▶
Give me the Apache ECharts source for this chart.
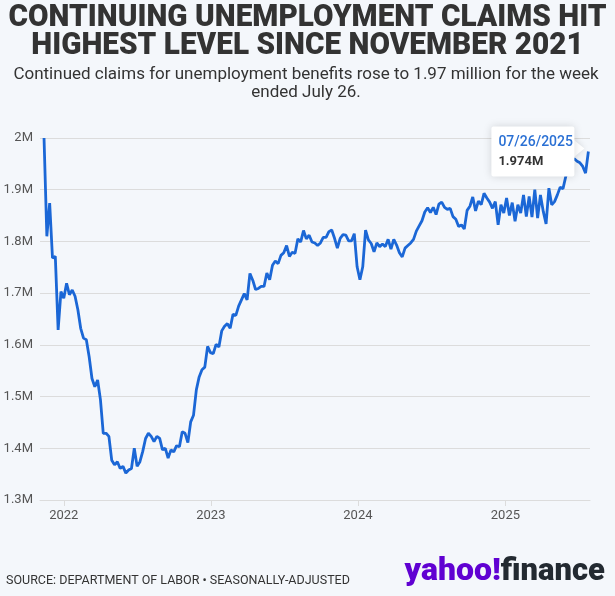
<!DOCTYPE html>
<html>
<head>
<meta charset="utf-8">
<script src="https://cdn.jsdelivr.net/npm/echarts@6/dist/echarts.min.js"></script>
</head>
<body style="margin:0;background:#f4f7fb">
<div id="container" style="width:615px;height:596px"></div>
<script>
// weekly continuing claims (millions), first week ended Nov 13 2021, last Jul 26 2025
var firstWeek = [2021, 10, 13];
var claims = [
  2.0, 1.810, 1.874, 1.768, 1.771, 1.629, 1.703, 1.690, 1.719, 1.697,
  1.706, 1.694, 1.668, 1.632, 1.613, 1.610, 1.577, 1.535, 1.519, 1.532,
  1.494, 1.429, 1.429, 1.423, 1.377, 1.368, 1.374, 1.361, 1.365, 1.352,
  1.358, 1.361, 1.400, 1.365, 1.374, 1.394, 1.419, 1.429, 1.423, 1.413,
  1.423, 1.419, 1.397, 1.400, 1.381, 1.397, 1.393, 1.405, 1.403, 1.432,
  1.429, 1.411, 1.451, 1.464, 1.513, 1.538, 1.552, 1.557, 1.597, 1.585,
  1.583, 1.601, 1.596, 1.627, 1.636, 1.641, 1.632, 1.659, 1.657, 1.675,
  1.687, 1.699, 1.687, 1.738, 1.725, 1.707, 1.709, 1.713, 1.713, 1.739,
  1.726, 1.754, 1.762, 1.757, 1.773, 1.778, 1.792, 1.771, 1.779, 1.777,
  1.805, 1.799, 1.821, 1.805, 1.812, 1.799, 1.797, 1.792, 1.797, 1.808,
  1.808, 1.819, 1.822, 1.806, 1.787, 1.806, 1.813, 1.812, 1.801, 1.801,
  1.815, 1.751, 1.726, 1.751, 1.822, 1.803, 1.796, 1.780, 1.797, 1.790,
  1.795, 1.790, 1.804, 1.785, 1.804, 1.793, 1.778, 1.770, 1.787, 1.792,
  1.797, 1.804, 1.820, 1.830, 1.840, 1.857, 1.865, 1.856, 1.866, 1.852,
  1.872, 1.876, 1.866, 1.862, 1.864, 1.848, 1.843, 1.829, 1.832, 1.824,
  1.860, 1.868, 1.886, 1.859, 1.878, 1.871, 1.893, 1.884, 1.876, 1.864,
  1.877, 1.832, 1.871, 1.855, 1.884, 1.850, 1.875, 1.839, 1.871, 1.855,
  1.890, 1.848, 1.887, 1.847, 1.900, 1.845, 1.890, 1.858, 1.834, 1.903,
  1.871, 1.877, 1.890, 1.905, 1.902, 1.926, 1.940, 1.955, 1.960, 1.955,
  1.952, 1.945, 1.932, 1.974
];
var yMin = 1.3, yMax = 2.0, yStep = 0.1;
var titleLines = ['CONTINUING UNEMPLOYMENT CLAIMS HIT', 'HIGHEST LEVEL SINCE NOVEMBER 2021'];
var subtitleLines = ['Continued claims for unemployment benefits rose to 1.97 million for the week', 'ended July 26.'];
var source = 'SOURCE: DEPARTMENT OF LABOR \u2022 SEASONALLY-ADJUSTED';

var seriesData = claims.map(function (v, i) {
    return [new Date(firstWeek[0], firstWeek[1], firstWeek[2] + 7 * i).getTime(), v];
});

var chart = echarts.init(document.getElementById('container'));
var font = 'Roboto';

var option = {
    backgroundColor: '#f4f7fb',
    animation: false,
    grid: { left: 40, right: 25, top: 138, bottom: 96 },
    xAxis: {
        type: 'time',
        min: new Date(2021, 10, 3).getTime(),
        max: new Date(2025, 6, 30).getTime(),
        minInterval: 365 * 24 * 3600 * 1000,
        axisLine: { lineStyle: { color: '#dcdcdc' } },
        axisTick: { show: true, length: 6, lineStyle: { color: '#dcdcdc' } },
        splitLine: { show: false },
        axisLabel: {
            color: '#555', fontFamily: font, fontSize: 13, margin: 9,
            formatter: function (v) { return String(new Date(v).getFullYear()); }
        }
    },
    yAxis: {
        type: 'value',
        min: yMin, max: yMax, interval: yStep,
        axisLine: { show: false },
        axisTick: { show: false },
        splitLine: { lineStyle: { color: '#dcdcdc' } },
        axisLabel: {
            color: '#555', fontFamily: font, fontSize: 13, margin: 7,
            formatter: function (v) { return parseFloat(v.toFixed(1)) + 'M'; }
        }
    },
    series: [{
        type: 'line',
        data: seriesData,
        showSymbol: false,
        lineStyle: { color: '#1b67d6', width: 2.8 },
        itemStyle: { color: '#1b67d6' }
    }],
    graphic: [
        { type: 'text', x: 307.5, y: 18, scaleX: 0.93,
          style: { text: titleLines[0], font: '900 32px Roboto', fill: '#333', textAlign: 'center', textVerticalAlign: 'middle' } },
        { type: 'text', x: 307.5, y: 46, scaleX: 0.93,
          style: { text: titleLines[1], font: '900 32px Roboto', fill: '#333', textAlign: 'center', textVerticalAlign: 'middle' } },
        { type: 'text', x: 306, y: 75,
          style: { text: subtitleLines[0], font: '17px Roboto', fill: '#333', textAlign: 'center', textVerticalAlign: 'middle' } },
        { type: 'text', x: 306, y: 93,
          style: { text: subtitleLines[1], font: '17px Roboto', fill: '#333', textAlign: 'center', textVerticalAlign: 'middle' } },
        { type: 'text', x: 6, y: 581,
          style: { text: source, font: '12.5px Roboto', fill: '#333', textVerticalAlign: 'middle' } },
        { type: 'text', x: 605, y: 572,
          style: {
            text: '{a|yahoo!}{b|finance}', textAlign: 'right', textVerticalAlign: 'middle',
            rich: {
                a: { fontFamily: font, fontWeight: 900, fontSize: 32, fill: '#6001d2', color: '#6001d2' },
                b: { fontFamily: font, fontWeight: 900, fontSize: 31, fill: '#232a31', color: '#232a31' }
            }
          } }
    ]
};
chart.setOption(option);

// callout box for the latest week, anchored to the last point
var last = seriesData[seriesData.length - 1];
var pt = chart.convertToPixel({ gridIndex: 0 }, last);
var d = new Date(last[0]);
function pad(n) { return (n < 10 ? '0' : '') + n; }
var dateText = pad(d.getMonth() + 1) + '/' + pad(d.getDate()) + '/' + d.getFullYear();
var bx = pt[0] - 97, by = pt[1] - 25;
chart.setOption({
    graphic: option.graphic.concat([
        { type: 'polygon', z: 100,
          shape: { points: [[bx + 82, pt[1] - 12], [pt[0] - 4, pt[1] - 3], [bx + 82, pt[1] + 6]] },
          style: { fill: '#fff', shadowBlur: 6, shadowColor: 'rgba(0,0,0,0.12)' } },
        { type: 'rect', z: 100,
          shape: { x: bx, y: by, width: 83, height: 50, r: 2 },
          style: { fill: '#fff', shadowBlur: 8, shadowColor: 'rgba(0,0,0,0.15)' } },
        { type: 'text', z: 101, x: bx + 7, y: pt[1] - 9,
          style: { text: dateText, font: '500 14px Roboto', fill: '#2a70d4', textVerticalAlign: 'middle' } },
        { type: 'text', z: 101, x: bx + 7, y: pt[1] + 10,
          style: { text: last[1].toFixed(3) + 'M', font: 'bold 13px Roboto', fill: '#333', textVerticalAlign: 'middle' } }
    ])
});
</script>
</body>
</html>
◀
Problem to solve
Extract all the data above exactly, excluding every picture.

Result of the task
Give me the Apache ECharts source for this chart.
<!DOCTYPE html>
<html>
<head>
<meta charset="utf-8">
<script src="https://cdn.jsdelivr.net/npm/echarts@6/dist/echarts.min.js"></script>
</head>
<body style="margin:0;background:#f4f7fb">
<div id="container" style="width:615px;height:596px"></div>
<script>
// weekly continuing claims (millions), first week ended Nov 13 2021, last Jul 26 2025
var firstWeek = [2021, 10, 13];
var claims = [
  2.0, 1.810, 1.874, 1.768, 1.771, 1.629, 1.703, 1.690, 1.719, 1.697,
  1.706, 1.694, 1.668, 1.632, 1.613, 1.610, 1.577, 1.535, 1.519, 1.532,
  1.494, 1.429, 1.429, 1.423, 1.377, 1.368, 1.374, 1.361, 1.365, 1.352,
  1.358, 1.361, 1.400, 1.365, 1.374, 1.394, 1.419, 1.429, 1.423, 1.413,
  1.423, 1.419, 1.397, 1.400, 1.381, 1.397, 1.393, 1.405, 1.403, 1.432,
  1.429, 1.411, 1.451, 1.464, 1.513, 1.538, 1.552, 1.557, 1.597, 1.585,
  1.583, 1.601, 1.596, 1.627, 1.636, 1.641, 1.632, 1.659, 1.657, 1.675,
  1.687, 1.699, 1.687, 1.738, 1.725, 1.707, 1.709, 1.713, 1.713, 1.739,
  1.726, 1.754, 1.762, 1.757, 1.773, 1.778, 1.792, 1.771, 1.779, 1.777,
  1.805, 1.799, 1.821, 1.805, 1.812, 1.799, 1.797, 1.792, 1.797, 1.808,
  1.808, 1.819, 1.822, 1.806, 1.787, 1.806, 1.813, 1.812, 1.801, 1.801,
  1.815, 1.751, 1.726, 1.751, 1.822, 1.803, 1.796, 1.780, 1.797, 1.790,
  1.795, 1.790, 1.804, 1.785, 1.804, 1.793, 1.778, 1.770, 1.787, 1.792,
  1.797, 1.804, 1.820, 1.830, 1.840, 1.857, 1.865, 1.856, 1.866, 1.852,
  1.872, 1.876, 1.866, 1.862, 1.864, 1.848, 1.843, 1.829, 1.832, 1.824,
  1.860, 1.868, 1.886, 1.859, 1.878, 1.871, 1.893, 1.884, 1.876, 1.864,
  1.877, 1.832, 1.871, 1.855, 1.884, 1.850, 1.875, 1.839, 1.871, 1.855,
  1.890, 1.848, 1.887, 1.847, 1.900, 1.845, 1.890, 1.858, 1.834, 1.903,
  1.871, 1.877, 1.890, 1.905, 1.902, 1.926, 1.940, 1.955, 1.960, 1.955,
  1.952, 1.945, 1.932, 1.974
];
var yMin = 1.3, yMax = 2.0, yStep = 0.1;
var titleLines = ['CONTINUING UNEMPLOYMENT CLAIMS HIT', 'HIGHEST LEVEL SINCE NOVEMBER 2021'];
var subtitleLines = ['Continued claims for unemployment benefits rose to 1.97 million for the week', 'ended July 26.'];
var source = 'SOURCE: DEPARTMENT OF LABOR \u2022 SEASONALLY-ADJUSTED';

var seriesData = claims.map(function (v, i) {
    return [new Date(firstWeek[0], firstWeek[1], firstWeek[2] + 7 * i).getTime(), v];
});

var chart = echarts.init(document.getElementById('container'));
var font = 'Roboto';

var option = {
    backgroundColor: '#f4f7fb',
    animation: false,
    grid: { left: 40, right: 25, top: 138, bottom: 96 },
    xAxis: {
        type: 'time',
        min: new Date(2021, 10, 3).getTime(),
        max: new Date(2025, 6, 30).getTime(),
        minInterval: 365 * 24 * 3600 * 1000,
        axisLine: { lineStyle: { color: '#dcdcdc' } },
        axisTick: { show: true, length: 6, lineStyle: { color: '#dcdcdc' } },
        splitLine: { show: false },
        axisLabel: {
            color: '#555', fontFamily: font, fontSize: 13, margin: 9,
            formatter: function (v) { return String(new Date(v).getFullYear()); }
        }
    },
    yAxis: {
        type: 'value',
        min: yMin, max: yMax, interval: yStep,
        axisLine: { show: false },
        axisTick: { show: false },
        splitLine: { lineStyle: { color: '#dcdcdc' } },
        axisLabel: {
            color: '#555', fontFamily: font, fontSize: 13, margin: 7,
            formatter: function (v) { return parseFloat(v.toFixed(1)) + 'M'; }
        }
    },
    series: [{
        type: 'line',
        data: seriesData,
        showSymbol: false,
        lineStyle: { color: '#1b67d6', width: 2.8 },
        itemStyle: { color: '#1b67d6' }
    }],
    graphic: [
        { type: 'text', x: 307.5, y: 18, scaleX: 0.93,
          style: { text: titleLines[0], font: '900 32px Roboto', fill: '#333', textAlign: 'center', textVerticalAlign: 'middle' } },
        { type: 'text', x: 307.5, y: 46, scaleX: 0.93,
          style: { text: titleLines[1], font: '900 32px Roboto', fill: '#333', textAlign: 'center', textVerticalAlign: 'middle' } },
        { type: 'text', x: 306, y: 75,
          style: { text: subtitleLines[0], font: '17px Roboto', fill: '#333', textAlign: 'center', textVerticalAlign: 'middle' } },
        { type: 'text', x: 306, y: 93,
          style: { text: subtitleLines[1], font: '17px Roboto', fill: '#333', textAlign: 'center', textVerticalAlign: 'middle' } },
        { type: 'text', x: 6, y: 581,
          style: { text: source, font: '12.5px Roboto', fill: '#333', textVerticalAlign: 'middle' } },
        { type: 'text', x: 605, y: 572,
          style: {
            text: '{a|yahoo!}{b|finance}', textAlign: 'right', textVerticalAlign: 'middle',
            rich: {
                a: { fontFamily: font, fontWeight: 900, fontSize: 32, fill: '#6001d2', color: '#6001d2' },
                b: { fontFamily: font, fontWeight: 900, fontSize: 31, fill: '#232a31', color: '#232a31' }
            }
          } }
    ]
};
chart.setOption(option);

// callout box for the latest week, anchored to the last point
var last = seriesData[seriesData.length - 1];
var pt = chart.convertToPixel({ gridIndex: 0 }, last);
var d = new Date(last[0]);
function pad(n) { return (n < 10 ? '0' : '') + n; }
var dateText = pad(d.getMonth() + 1) + '/' + pad(d.getDate()) + '/' + d.getFullYear();
var bx = pt[0] - 97, by = pt[1] - 25;
chart.setOption({
    graphic: option.graphic.concat([
        { type: 'polygon', z: 100,
          shape: { points: [[bx + 82, pt[1] - 12], [pt[0] - 4, pt[1] - 3], [bx + 82, pt[1] + 6]] },
          style: { fill: '#fff', shadowBlur: 6, shadowColor: 'rgba(0,0,0,0.12)' } },
        { type: 'rect', z: 100,
          shape: { x: bx, y: by, width: 83, height: 50, r: 2 },
          style: { fill: '#fff', shadowBlur: 8, shadowColor: 'rgba(0,0,0,0.15)' } },
        { type: 'text', z: 101, x: bx + 7, y: pt[1] - 9,
          style: { text: dateText, font: '500 14px Roboto', fill: '#2a70d4', textVerticalAlign: 'middle' } },
        { type: 'text', z: 101, x: bx + 7, y: pt[1] + 10,
          style: { text: last[1].toFixed(3) + 'M', font: 'bold 13px Roboto', fill: '#333', textVerticalAlign: 'middle' } }
    ])
});
</script>
</body>
</html>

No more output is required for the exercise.